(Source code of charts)
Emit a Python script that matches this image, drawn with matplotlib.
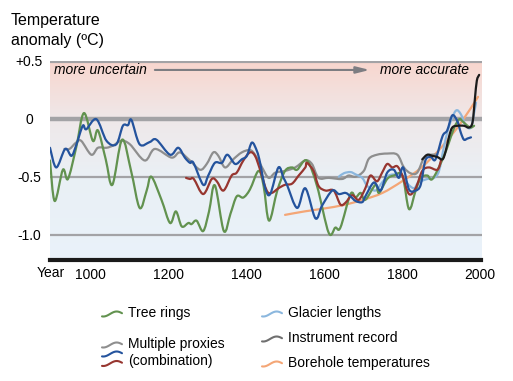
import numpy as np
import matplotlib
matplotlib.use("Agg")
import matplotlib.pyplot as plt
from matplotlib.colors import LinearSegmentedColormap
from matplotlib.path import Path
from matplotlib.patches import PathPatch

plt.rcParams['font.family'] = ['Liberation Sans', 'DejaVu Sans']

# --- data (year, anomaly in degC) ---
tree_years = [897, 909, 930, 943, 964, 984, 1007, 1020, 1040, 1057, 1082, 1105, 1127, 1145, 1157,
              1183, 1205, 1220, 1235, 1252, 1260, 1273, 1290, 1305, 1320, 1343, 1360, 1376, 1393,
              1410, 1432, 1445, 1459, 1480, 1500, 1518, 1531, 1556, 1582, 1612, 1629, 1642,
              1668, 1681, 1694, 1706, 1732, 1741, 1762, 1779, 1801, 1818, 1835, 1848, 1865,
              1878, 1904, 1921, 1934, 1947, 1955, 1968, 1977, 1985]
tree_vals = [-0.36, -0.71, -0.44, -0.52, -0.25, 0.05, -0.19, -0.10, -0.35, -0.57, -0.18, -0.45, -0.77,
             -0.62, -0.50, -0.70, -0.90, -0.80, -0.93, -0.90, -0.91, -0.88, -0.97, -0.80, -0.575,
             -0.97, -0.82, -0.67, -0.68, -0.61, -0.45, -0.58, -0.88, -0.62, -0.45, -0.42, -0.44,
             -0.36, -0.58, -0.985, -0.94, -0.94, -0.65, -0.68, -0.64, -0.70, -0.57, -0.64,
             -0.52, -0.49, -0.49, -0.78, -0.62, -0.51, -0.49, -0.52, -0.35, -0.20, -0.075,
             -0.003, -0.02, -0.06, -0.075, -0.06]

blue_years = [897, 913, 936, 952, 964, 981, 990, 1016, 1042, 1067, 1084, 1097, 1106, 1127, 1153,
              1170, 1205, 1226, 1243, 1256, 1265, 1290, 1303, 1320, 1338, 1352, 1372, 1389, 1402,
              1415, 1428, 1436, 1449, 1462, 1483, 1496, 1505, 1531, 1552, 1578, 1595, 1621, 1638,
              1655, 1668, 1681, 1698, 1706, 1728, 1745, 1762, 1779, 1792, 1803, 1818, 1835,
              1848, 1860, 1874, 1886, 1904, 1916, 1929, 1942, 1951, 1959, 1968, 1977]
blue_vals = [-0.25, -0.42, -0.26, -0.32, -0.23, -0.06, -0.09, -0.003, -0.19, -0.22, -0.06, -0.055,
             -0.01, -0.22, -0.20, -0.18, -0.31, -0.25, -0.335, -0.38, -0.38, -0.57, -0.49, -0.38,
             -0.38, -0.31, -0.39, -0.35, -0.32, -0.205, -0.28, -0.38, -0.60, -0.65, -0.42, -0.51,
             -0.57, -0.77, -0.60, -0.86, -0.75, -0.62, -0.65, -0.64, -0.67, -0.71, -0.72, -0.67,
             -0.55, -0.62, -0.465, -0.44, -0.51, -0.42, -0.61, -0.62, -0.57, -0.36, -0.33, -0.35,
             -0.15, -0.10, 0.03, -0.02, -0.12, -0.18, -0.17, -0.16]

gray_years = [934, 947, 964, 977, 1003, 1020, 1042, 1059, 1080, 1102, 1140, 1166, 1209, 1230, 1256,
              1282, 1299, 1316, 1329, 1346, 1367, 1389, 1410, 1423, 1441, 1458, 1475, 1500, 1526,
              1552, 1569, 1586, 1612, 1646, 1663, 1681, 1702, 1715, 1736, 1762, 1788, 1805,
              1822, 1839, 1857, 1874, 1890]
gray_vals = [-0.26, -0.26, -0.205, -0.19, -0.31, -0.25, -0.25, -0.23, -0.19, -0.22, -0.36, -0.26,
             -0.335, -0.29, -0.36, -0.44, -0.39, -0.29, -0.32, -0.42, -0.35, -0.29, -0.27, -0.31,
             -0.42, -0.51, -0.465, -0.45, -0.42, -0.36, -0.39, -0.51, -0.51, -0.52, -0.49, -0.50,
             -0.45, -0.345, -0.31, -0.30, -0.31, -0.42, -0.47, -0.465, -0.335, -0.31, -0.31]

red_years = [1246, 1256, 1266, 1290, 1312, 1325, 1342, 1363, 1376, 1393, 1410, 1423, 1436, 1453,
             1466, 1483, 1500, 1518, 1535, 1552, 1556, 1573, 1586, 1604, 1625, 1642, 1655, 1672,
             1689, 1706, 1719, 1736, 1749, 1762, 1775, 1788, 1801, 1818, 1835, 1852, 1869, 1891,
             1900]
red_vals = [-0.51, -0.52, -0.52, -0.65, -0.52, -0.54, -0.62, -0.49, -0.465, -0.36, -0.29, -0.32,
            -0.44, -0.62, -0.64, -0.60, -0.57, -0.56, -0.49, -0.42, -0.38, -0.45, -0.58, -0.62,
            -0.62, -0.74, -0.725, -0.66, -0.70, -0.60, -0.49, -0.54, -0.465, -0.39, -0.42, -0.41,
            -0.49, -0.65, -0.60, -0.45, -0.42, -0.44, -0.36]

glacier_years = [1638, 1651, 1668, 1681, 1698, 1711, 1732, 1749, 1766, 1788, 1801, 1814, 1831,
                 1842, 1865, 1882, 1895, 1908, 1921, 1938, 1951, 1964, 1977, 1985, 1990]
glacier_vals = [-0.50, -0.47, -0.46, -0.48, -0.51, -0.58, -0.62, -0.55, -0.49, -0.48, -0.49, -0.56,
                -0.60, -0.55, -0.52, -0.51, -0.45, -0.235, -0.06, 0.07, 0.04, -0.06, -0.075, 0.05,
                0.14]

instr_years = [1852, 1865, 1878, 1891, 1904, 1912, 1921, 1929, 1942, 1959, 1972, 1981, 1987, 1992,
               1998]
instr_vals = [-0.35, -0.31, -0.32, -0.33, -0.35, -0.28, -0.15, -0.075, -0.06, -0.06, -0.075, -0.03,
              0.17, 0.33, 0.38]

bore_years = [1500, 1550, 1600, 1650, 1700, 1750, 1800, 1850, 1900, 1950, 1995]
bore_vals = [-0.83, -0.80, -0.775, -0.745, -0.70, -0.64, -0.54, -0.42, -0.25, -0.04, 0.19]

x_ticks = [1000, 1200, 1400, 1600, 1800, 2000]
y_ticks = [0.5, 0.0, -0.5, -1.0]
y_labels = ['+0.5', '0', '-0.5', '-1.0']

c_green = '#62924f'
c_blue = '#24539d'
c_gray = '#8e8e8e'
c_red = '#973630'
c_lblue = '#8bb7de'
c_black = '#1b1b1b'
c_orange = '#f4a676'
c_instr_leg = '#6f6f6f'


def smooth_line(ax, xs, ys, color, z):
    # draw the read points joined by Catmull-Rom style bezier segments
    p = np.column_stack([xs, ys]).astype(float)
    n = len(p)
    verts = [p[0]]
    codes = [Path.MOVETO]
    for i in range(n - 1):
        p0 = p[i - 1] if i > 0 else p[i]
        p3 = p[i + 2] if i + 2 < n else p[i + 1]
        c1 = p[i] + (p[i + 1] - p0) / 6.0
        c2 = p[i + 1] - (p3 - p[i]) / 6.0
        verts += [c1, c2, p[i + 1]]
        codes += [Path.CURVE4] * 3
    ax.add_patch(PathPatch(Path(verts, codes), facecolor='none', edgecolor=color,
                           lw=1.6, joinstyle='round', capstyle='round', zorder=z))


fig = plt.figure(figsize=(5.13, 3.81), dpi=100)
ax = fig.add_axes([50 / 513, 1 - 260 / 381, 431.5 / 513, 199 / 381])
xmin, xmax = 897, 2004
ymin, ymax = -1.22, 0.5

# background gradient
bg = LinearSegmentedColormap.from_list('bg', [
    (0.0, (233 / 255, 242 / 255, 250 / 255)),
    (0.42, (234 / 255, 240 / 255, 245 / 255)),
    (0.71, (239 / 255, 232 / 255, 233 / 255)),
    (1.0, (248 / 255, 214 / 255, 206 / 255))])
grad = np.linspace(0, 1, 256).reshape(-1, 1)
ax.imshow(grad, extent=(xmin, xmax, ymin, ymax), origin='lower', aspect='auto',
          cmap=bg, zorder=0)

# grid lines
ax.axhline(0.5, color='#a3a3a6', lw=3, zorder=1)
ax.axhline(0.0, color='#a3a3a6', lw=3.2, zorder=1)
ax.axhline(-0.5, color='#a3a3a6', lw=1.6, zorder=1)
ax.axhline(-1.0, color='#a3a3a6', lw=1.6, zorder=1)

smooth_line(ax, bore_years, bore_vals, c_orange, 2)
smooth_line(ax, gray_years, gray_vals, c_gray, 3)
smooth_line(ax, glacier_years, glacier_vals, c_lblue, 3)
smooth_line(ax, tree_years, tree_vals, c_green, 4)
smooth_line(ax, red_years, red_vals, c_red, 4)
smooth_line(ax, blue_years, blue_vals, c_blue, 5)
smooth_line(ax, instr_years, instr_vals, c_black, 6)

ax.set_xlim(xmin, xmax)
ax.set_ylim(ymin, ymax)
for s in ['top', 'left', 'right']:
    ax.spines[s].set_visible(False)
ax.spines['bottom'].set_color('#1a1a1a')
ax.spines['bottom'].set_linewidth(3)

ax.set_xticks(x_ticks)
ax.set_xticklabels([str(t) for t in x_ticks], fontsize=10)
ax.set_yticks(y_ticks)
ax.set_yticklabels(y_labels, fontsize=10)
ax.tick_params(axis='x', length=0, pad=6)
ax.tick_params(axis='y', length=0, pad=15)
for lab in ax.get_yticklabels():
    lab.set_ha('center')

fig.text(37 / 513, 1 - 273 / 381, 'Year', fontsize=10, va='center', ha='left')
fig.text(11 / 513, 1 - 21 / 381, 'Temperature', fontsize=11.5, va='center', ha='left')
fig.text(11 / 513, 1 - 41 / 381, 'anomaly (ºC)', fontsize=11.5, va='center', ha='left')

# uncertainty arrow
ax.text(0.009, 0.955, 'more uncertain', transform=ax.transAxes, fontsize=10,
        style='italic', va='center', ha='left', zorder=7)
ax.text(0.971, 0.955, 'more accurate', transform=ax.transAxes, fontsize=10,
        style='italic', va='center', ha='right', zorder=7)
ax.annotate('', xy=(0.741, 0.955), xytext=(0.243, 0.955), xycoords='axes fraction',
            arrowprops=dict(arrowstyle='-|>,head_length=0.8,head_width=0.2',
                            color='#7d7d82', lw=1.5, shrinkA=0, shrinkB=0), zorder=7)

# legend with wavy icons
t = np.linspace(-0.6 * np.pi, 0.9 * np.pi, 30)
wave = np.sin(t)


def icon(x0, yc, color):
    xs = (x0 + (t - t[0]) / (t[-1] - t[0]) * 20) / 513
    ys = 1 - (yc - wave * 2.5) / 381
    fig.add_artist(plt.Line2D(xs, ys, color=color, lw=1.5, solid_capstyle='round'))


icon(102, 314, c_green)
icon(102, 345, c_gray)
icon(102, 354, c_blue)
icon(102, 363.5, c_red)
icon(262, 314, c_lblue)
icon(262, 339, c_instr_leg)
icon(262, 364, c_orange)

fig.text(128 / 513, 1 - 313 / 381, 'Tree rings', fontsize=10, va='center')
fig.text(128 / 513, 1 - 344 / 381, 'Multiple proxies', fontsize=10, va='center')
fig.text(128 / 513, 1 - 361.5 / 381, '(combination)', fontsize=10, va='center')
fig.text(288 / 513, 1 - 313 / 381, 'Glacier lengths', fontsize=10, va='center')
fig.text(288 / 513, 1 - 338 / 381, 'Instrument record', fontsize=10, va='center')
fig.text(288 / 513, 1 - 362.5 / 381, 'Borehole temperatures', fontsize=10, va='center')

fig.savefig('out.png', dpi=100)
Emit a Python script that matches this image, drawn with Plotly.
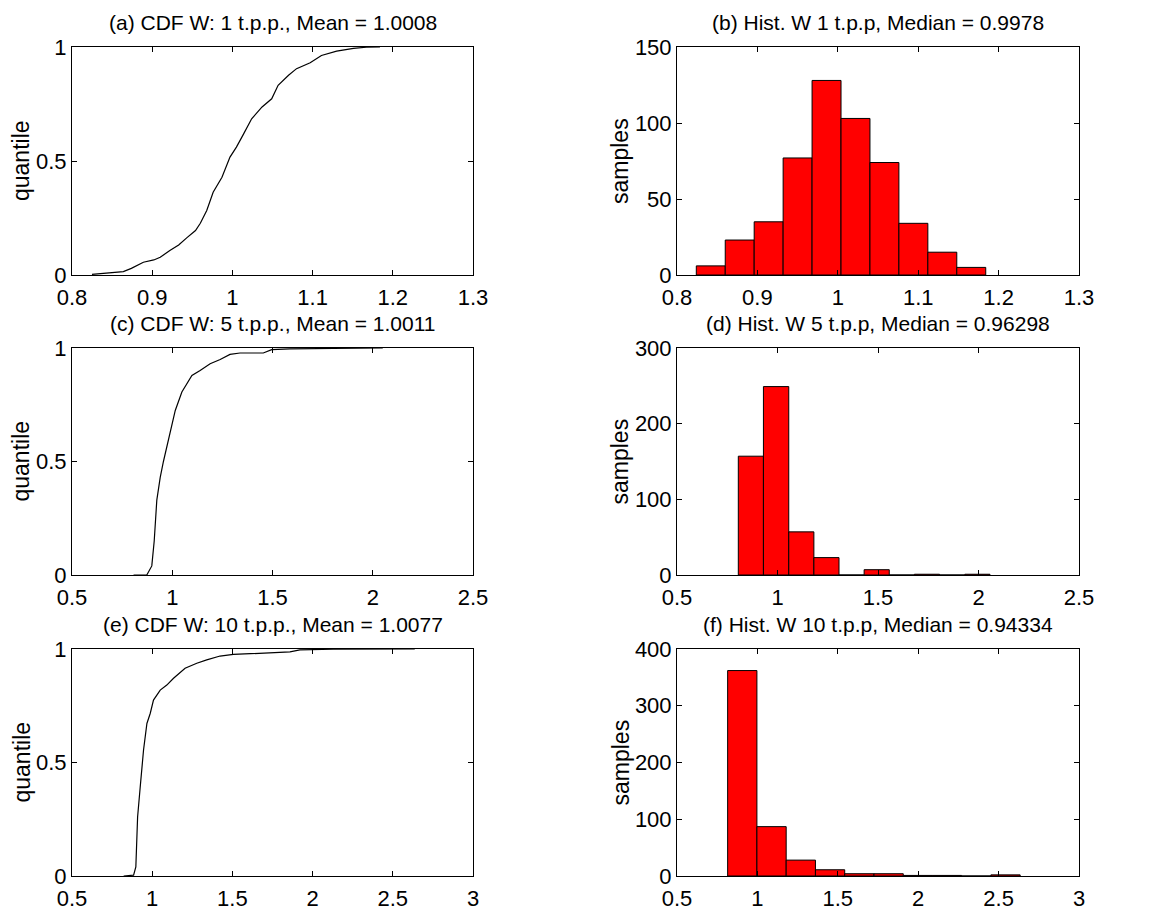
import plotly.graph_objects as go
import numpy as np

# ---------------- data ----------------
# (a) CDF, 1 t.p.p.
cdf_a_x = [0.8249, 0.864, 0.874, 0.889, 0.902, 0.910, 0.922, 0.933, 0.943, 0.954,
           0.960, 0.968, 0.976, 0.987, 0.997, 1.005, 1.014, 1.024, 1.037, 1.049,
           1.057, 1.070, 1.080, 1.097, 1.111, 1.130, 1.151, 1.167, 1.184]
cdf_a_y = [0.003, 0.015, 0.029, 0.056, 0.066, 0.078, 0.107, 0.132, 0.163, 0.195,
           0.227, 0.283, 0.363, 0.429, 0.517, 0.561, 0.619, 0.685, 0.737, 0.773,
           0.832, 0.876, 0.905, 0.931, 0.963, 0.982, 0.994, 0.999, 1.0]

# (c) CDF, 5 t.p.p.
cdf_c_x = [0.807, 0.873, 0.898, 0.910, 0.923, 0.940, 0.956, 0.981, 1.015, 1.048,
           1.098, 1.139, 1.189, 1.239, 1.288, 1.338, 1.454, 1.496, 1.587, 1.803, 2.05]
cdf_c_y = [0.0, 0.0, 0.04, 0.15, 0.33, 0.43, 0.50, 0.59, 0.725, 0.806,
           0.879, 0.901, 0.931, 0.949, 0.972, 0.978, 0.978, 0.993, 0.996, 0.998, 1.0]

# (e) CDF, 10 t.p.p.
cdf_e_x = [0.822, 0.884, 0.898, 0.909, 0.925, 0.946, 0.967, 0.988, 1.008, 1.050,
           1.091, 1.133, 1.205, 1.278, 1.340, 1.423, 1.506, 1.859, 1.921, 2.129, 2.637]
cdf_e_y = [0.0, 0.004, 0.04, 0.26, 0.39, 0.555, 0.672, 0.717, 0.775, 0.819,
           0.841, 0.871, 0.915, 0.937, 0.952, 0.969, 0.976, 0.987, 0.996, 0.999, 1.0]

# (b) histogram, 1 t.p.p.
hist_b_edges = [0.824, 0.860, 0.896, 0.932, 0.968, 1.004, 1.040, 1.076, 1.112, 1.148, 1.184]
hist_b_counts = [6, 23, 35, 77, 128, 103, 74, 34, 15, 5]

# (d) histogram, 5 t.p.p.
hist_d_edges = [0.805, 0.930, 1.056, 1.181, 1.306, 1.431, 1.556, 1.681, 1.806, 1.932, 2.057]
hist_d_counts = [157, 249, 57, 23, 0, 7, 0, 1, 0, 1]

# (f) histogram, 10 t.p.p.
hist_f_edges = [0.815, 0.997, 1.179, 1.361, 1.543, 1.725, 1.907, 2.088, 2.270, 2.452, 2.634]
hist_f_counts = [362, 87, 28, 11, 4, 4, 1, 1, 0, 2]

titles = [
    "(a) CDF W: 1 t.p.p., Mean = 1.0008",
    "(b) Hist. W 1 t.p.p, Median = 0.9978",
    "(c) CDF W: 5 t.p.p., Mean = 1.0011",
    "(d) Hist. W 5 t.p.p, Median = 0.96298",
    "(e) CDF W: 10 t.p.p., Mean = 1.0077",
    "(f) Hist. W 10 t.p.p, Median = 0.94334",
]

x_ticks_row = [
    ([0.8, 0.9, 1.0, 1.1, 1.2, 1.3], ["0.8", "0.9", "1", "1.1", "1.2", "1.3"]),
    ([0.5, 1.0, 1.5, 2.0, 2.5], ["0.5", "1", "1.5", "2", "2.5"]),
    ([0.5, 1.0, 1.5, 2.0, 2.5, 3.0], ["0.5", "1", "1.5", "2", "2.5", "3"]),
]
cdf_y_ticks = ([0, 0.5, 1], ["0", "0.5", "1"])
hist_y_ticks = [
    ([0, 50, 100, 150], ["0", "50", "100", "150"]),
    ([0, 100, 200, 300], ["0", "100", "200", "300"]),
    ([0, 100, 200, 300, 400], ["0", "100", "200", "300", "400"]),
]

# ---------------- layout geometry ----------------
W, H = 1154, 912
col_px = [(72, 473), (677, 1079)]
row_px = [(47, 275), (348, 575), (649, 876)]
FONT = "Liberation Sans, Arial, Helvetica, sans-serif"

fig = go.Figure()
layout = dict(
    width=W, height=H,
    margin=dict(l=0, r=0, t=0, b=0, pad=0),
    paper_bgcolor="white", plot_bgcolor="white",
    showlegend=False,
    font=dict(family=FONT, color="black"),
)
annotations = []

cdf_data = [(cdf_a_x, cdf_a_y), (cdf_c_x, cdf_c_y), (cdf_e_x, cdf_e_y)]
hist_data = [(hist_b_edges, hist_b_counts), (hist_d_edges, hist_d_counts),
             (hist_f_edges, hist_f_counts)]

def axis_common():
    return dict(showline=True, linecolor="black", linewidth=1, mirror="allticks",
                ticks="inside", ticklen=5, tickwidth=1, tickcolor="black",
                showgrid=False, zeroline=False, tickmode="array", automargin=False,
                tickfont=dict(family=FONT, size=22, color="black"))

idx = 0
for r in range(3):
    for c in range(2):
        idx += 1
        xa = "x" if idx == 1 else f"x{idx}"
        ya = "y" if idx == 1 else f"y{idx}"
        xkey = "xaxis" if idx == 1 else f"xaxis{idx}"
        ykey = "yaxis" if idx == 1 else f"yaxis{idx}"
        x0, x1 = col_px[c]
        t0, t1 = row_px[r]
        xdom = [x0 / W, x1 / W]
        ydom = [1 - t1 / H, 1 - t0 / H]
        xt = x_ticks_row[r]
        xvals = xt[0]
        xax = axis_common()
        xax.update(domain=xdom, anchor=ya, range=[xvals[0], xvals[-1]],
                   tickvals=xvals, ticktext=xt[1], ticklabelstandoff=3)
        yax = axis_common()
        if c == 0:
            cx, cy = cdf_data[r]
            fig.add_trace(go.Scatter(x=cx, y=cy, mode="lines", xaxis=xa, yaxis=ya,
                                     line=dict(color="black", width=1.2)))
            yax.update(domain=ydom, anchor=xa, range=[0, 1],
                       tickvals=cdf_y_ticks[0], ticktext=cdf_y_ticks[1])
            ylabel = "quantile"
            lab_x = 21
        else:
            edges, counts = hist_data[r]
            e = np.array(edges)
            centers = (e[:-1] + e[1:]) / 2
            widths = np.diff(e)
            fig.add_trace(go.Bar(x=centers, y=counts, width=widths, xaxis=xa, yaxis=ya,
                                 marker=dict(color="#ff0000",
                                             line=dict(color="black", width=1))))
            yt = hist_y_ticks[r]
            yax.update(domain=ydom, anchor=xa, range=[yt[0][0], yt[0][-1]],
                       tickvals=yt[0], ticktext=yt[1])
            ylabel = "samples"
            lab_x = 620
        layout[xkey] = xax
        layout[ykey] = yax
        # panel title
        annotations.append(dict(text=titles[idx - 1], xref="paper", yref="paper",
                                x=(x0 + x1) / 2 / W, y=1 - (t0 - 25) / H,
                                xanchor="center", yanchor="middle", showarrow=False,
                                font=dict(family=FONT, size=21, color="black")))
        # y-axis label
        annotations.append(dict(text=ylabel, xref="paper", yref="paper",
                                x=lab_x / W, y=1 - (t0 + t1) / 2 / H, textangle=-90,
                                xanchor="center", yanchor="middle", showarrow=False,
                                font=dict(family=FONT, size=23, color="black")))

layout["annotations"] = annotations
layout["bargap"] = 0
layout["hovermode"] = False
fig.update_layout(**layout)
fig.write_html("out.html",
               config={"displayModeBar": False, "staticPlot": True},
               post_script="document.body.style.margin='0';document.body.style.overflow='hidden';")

**TASK DESCRIPTION:** Take the material above and output only the lines from the one that contains "Emit a Python script that matches this image, drawn with Plotly." through the one that contains "4, 1, 1, 0, 2]", ends included and images left out.

**RESULT:**
Emit a Python script that matches this image, drawn with Plotly.
import plotly.graph_objects as go
import numpy as np

# ---------------- data ----------------
# (a) CDF, 1 t.p.p.
cdf_a_x = [0.8249, 0.864, 0.874, 0.889, 0.902, 0.910, 0.922, 0.933, 0.943, 0.954,
           0.960, 0.968, 0.976, 0.987, 0.997, 1.005, 1.014, 1.024, 1.037, 1.049,
           1.057, 1.070, 1.080, 1.097, 1.111, 1.130, 1.151, 1.167, 1.184]
cdf_a_y = [0.003, 0.015, 0.029, 0.056, 0.066, 0.078, 0.107, 0.132, 0.163, 0.195,
           0.227, 0.283, 0.363, 0.429, 0.517, 0.561, 0.619, 0.685, 0.737, 0.773,
           0.832, 0.876, 0.905, 0.931, 0.963, 0.982, 0.994, 0.999, 1.0]

# (c) CDF, 5 t.p.p.
cdf_c_x = [0.807, 0.873, 0.898, 0.910, 0.923, 0.940, 0.956, 0.981, 1.015, 1.048,
           1.098, 1.139, 1.189, 1.239, 1.288, 1.338, 1.454, 1.496, 1.587, 1.803, 2.05]
cdf_c_y = [0.0, 0.0, 0.04, 0.15, 0.33, 0.43, 0.50, 0.59, 0.725, 0.806,
           0.879, 0.901, 0.931, 0.949, 0.972, 0.978, 0.978, 0.993, 0.996, 0.998, 1.0]

# (e) CDF, 10 t.p.p.
cdf_e_x = [0.822, 0.884, 0.898, 0.909, 0.925, 0.946, 0.967, 0.988, 1.008, 1.050,
           1.091, 1.133, 1.205, 1.278, 1.340, 1.423, 1.506, 1.859, 1.921, 2.129, 2.637]
cdf_e_y = [0.0, 0.004, 0.04, 0.26, 0.39, 0.555, 0.672, 0.717, 0.775, 0.819,
           0.841, 0.871, 0.915, 0.937, 0.952, 0.969, 0.976, 0.987, 0.996, 0.999, 1.0]

# (b) histogram, 1 t.p.p.
hist_b_edges = [0.824, 0.860, 0.896, 0.932, 0.968, 1.004, 1.040, 1.076, 1.112, 1.148, 1.184]
hist_b_counts = [6, 23, 35, 77, 128, 103, 74, 34, 15, 5]

# (d) histogram, 5 t.p.p.
hist_d_edges = [0.805, 0.930, 1.056, 1.181, 1.306, 1.431, 1.556, 1.681, 1.806, 1.932, 2.057]
hist_d_counts = [157, 249, 57, 23, 0, 7, 0, 1, 0, 1]

# (f) histogram, 10 t.p.p.
hist_f_edges = [0.815, 0.997, 1.179, 1.361, 1.543, 1.725, 1.907, 2.088, 2.270, 2.452, 2.634]
hist_f_counts = [362, 87, 28, 11, 4, 4, 1, 1, 0, 2]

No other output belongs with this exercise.